Log receive buffer size on a standby database

By default, the log receive buffer size on a standby database is two times the value that you specify for the logbufsz configuration parameter on the primary database. This size might not be sufficient. For example, consider what might happen when the HADR synchronization mode is set to ASYNC and the primary and standby databases are in peer state. If the primary database is also experiencing a high transaction load, the log receive buffer on the standby database might fill to capacity, and the log shipping operation from the primary database might stall. To manage these temporary peaks, you can make either of the following configuration changes:

Increase the size of the log receive buffer on the standby database by modifying the value of the DB2_HADR_BUF_SIZE registry variable.
Enable log spooling on a standby database by setting the hadr_spool_limit configuration parameter.

Load operations and HADR

If you issue the LOAD command on the primary database with the COPY YES parameter, the command executes on the primary database, and the data is replicated to the standby database if the load copy can be accessed through the path or device that is specified by the command. If load copy data cannot be accessed from the standby database, the table space in which the table is stored is marked invalid on the standby database. Any future log records that pertain to this table space are skipped. To ensure that the load operation can access the load copy on the standby database, use a shared location for the output file from the COPY YES parameter. Alternatively, you can deactivate the standby database while performing the load on the primary, place a copy of the output file in the standby path, and then activate the standby database.

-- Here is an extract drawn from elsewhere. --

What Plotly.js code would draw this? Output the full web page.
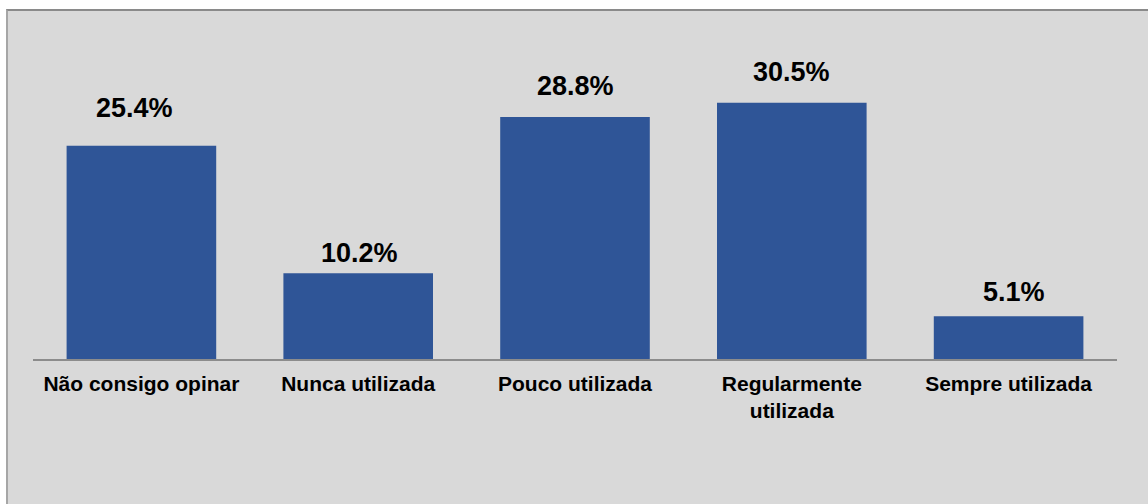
<!DOCTYPE html>
<html>
<head>
<meta charset="utf-8">
<script src="https://cdn.plot.ly/plotly-3.0.1.min.js"></script>
<style>
  html, body { margin: 0; padding: 0; background: #ffffff; width: 1148px; height: 504px; overflow: hidden; }
  #chart { position: absolute; left: 6px; top: 9px; width: 1140px; height: 493px;
           border-top: 2px solid #8a8a8a; border-left: 2px solid #a6a6a6; }
</style>
</head>
<body>
<div id="chart"></div>
<script>
const categories = ["Não consigo opinar", "Nunca utilizada", "Pouco utilizada", "Regularmente<br>utilizada", "Sempre utilizada"];
const values = [25.4, 10.2, 28.8, 30.5, 5.1];
const valueLabels = ["25.4%", "10.2%", "28.8%", "30.5%", "5.1%"];

// label placement tweaks (pixels), as in the original's manually placed labels
const labelShiftX = [-7, 1, 0, 0, 5];
const labelShiftY = [21, 3, 14, 14, 7];

const trace = {
  type: "bar",
  x: categories,
  y: values,
  marker: { color: "#2F5597" },
  width: 0.69,
  hoverinfo: "skip"
};

const annotations = categories.map((c, i) => ({
  x: c, y: values[i], xref: "x", yref: "y",
  text: "<b>" + valueLabels[i] + "</b>",
  showarrow: false, yanchor: "bottom",
  yshift: labelShiftY[i], xshift: labelShiftX[i],
  font: { family: "Liberation Sans, Arial, sans-serif", size: 27, color: "#000000" }
}));

const layout = {
  width: 1140, height: 493,
  margin: { l: 25, r: 31, t: 12, b: 145 },
  paper_bgcolor: "#d9d9d9",
  plot_bgcolor: "#d9d9d9",
  showlegend: false,
  xaxis: {
    type: "category",
    showline: true, linecolor: "#8c8c8c", linewidth: 1.5,
    ticks: "", showgrid: false, zeroline: false,
    ticklabelstandoff: 5,
    tickfont: { family: "Liberation Sans, Arial, sans-serif", size: 21, color: "#000000", weight: "bold" },
    fixedrange: true
  },
  yaxis: {
    range: [0, 40], visible: false, showgrid: false, zeroline: false, fixedrange: true
  },
  annotations: annotations
};

Plotly.newPlot("chart", [trace], layout, { displayModeBar: false, staticPlot: true });
</script>
</body>
</html>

If you issue the LOAD command with the NONRECOVERABLE parameter on the primary database, the command executes on the primary database, and the table on the standby database is marked invalid. Any future log records that pertain to this table are skipped. You can issue the LOAD command with the COPY YES and REPLACE parameters to bring the table back with new data on both the primary and standby databases, or you can drop the table to recover the space.

Note: You cannot bring a table back using the LOAD command with the COPY YES and REPLACE options if the table has one of the following characteristics:

The table was created with the NOT LOGGED INITIALLY attribute.
The table is a multidimensional clustered (MDC) table.
The table has compression dictionaries.
The table has XML columns.

Note: A LOAD command with the REPLACE option first deletes all data from the table and then inserts only new data. This happens on both the primary and standby databases.

Because a load operation with the COPY NO parameter is not supported with HADR, the operation is automatically converted to a load operation with the NONRECOVERABLE parameter. To enable a load operation with the COPY NO parameter to be converted to a load operation with the COPY YES parameter, set the DB2_LOAD_COPY_NO_OVERRIDE registry variable on the primary database. This registry variable is ignored on the standby database. Ensure that the device or directory that you specify for the primary database can be accessed by the standby database by using the same path, device, or load library.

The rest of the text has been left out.